───── DATASET EXCERPTS
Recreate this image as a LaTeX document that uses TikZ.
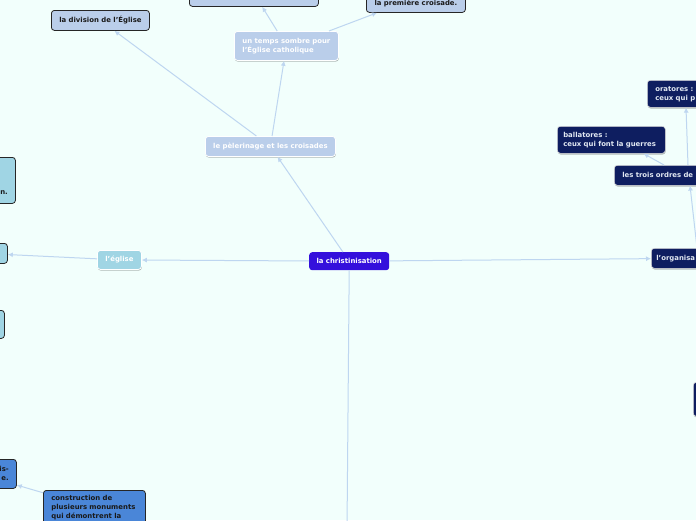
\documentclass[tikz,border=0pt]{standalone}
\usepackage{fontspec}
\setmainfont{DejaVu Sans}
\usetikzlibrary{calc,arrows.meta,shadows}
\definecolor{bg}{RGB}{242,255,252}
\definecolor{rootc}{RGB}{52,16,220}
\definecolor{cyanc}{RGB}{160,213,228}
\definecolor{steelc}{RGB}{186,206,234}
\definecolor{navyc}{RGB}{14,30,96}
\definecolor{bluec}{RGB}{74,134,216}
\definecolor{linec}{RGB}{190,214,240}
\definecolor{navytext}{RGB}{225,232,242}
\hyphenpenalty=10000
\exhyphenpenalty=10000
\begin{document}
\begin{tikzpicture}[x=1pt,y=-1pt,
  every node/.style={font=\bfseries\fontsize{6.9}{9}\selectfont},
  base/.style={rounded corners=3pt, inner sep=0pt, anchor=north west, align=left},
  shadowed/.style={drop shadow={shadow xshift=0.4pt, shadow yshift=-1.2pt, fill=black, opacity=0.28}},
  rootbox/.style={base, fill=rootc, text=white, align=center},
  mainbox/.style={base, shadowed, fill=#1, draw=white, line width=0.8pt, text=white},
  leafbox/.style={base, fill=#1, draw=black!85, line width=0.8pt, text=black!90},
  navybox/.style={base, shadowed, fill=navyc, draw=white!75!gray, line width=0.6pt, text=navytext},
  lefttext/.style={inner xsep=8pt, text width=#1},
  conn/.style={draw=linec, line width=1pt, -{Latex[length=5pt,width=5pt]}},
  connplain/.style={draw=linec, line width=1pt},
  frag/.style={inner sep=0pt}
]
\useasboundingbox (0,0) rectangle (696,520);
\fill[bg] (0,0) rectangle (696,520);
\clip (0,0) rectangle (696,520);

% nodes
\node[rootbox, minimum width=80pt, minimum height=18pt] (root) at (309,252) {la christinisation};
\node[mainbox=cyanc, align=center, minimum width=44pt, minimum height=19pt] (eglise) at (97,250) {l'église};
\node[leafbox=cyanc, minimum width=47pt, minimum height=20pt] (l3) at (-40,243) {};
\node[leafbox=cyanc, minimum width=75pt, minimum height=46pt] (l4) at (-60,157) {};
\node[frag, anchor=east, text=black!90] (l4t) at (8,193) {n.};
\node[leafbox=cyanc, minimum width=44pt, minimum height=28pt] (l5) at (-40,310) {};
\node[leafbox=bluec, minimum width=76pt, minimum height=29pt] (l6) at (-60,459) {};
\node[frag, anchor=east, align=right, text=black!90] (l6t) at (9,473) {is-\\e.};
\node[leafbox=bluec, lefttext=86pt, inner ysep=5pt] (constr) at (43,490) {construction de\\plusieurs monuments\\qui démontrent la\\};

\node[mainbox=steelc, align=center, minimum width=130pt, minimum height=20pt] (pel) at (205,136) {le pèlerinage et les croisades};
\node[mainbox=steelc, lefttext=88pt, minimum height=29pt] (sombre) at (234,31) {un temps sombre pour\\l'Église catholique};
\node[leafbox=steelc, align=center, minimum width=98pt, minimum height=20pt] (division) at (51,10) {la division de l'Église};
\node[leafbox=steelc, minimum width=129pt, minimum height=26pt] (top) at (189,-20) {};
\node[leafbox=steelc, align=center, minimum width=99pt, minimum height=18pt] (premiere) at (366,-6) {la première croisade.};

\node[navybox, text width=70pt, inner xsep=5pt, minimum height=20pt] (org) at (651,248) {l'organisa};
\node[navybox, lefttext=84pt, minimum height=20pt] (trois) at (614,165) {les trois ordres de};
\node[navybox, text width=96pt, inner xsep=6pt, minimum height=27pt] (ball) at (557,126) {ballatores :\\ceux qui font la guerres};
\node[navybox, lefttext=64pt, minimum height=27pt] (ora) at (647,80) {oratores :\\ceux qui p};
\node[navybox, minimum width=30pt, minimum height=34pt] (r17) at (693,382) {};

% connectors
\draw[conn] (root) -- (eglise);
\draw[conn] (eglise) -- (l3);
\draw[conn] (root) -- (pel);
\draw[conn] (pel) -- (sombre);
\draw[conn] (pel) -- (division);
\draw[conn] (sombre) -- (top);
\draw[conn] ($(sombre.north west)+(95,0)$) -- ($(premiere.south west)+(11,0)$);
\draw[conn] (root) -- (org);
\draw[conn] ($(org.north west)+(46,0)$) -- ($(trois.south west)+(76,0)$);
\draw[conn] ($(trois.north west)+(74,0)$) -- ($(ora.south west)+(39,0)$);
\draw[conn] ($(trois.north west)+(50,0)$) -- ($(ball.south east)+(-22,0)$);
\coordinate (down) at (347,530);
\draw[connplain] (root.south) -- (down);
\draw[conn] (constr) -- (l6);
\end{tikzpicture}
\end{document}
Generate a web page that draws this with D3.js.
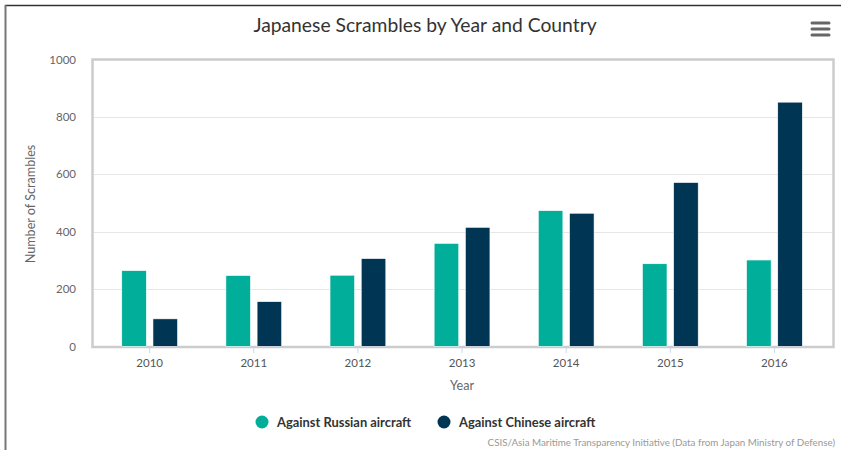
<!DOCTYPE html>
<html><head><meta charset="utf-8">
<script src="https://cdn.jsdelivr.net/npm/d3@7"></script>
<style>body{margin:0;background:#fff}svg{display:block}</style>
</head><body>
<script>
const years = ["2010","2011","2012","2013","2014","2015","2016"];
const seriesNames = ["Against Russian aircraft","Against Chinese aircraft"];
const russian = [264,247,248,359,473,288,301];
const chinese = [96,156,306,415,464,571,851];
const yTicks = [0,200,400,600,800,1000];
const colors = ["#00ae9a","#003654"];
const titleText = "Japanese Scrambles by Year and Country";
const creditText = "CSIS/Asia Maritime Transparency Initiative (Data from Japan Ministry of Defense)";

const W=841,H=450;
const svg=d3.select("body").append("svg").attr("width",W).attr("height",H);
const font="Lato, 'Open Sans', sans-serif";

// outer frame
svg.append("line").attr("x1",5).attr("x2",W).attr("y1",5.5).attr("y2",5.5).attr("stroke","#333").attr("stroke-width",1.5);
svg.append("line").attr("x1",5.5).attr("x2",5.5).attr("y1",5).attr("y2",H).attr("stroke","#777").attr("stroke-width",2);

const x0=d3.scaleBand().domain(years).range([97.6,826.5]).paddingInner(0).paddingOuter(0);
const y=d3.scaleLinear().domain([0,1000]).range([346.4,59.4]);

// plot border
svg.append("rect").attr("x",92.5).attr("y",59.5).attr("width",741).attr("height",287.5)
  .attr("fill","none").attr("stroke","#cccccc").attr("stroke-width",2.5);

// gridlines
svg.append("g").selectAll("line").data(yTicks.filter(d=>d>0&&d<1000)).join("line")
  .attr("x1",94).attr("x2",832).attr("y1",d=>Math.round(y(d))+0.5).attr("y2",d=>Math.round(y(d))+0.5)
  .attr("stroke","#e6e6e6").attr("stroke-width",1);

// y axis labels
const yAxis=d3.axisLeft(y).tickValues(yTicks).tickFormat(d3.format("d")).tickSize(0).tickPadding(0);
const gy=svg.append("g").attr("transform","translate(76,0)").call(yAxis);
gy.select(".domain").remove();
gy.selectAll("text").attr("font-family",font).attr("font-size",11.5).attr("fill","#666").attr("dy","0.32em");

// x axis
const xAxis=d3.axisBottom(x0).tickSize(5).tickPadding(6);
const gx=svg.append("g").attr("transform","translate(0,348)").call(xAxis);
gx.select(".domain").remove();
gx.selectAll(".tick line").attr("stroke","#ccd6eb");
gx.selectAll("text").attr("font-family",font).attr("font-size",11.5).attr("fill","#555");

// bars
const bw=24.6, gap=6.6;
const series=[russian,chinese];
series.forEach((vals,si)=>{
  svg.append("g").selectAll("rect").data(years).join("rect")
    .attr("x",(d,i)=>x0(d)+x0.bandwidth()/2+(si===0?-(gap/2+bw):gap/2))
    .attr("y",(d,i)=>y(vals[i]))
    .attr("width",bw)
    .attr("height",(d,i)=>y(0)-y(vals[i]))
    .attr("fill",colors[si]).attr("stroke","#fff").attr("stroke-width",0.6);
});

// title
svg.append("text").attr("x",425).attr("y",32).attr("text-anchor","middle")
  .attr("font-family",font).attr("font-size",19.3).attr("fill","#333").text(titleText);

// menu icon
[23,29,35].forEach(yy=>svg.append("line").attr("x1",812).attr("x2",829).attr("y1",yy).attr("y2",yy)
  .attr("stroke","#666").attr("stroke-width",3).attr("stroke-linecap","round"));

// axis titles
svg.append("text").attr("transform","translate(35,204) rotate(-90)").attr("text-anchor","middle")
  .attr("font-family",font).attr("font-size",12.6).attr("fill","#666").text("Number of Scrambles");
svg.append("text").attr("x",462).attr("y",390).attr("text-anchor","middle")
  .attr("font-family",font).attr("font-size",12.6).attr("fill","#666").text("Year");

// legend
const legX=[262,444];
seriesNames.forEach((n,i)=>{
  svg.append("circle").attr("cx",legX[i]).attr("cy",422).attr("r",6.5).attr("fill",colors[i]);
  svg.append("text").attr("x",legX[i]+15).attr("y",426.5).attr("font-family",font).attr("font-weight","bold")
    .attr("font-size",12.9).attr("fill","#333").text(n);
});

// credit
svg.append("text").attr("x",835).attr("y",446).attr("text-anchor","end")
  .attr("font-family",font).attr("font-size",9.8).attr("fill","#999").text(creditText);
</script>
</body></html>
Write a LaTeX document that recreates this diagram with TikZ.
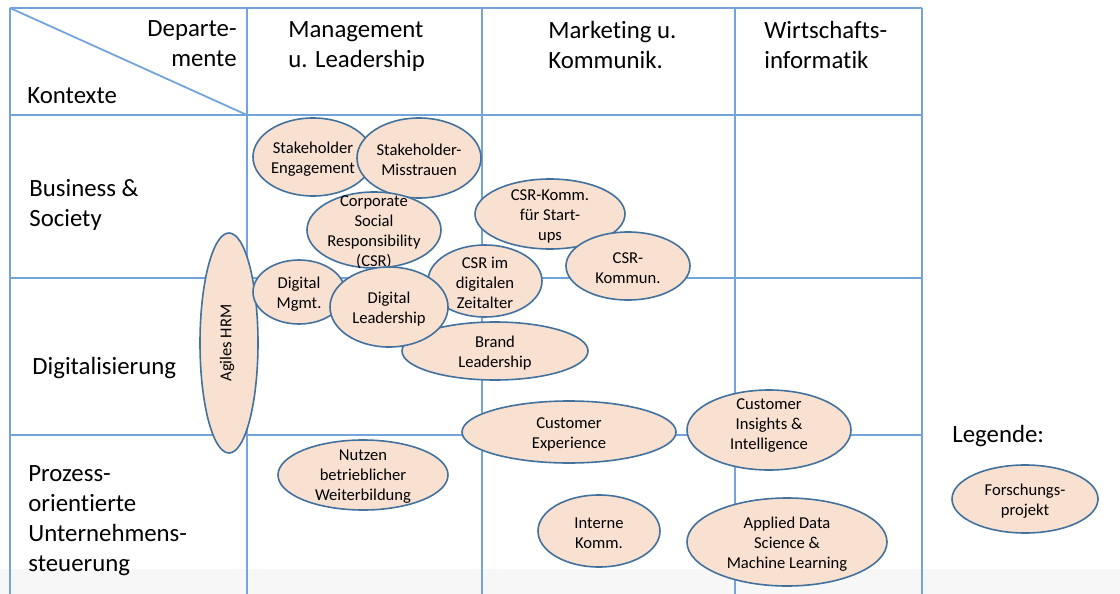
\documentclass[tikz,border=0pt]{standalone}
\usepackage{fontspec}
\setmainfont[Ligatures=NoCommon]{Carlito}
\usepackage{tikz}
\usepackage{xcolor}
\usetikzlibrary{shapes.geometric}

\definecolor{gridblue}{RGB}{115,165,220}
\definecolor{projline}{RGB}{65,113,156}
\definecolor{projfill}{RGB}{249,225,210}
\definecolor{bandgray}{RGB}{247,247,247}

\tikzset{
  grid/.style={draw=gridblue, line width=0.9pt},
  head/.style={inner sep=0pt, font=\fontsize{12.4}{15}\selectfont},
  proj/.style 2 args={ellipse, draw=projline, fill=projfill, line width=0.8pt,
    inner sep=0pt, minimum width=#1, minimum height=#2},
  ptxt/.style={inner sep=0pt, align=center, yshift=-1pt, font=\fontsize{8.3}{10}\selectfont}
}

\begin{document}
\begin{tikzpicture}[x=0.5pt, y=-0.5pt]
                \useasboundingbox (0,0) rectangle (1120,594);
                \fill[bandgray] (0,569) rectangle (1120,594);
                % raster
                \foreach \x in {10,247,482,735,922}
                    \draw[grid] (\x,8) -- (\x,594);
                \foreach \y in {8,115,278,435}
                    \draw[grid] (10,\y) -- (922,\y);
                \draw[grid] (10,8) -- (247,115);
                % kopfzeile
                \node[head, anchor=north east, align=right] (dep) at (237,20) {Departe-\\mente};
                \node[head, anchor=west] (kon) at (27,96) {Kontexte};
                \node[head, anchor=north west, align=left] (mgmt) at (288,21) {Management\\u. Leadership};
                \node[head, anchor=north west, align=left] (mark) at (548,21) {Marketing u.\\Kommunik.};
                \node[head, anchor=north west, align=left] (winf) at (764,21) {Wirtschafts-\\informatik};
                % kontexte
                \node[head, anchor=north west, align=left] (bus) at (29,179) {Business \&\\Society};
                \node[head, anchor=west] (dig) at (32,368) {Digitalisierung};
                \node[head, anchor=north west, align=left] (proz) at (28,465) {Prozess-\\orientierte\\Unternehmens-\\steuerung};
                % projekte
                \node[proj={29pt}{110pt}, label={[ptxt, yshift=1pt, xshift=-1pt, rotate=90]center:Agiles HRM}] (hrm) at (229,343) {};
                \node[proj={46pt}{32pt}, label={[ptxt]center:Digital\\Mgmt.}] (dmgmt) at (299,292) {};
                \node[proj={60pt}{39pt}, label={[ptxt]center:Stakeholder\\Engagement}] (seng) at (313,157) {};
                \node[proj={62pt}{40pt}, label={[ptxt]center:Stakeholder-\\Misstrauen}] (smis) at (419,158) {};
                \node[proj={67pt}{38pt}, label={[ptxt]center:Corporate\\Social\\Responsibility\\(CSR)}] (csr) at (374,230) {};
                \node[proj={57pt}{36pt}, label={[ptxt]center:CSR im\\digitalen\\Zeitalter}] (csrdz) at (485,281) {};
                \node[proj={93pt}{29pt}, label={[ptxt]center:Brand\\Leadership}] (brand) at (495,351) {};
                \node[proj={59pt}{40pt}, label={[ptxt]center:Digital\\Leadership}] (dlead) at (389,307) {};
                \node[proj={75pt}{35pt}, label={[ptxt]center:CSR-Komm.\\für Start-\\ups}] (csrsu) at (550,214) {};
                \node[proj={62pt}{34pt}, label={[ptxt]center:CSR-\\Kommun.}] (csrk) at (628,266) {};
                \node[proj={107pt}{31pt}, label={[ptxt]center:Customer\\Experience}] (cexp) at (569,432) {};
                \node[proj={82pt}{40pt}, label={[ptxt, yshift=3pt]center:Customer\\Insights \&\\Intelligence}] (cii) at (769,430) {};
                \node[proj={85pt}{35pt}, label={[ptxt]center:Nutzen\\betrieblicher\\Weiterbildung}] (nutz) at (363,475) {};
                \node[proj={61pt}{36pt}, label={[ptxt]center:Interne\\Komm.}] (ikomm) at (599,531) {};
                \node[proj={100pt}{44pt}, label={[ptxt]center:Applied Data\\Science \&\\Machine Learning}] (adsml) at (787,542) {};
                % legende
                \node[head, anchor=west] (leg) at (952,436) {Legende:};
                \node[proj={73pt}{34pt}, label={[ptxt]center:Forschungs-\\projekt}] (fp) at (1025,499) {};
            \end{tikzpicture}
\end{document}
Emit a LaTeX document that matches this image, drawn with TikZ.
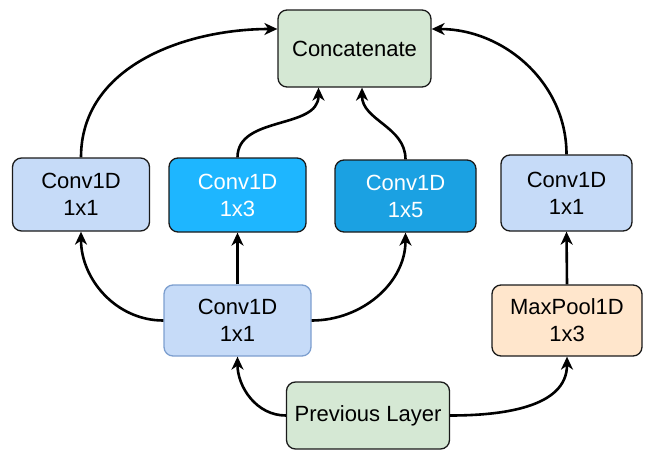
──────────
◆ **YOUR GOAL**
Report how many lines in this data include the string "that", and nothing else.

◆ **TASK RESULT**
4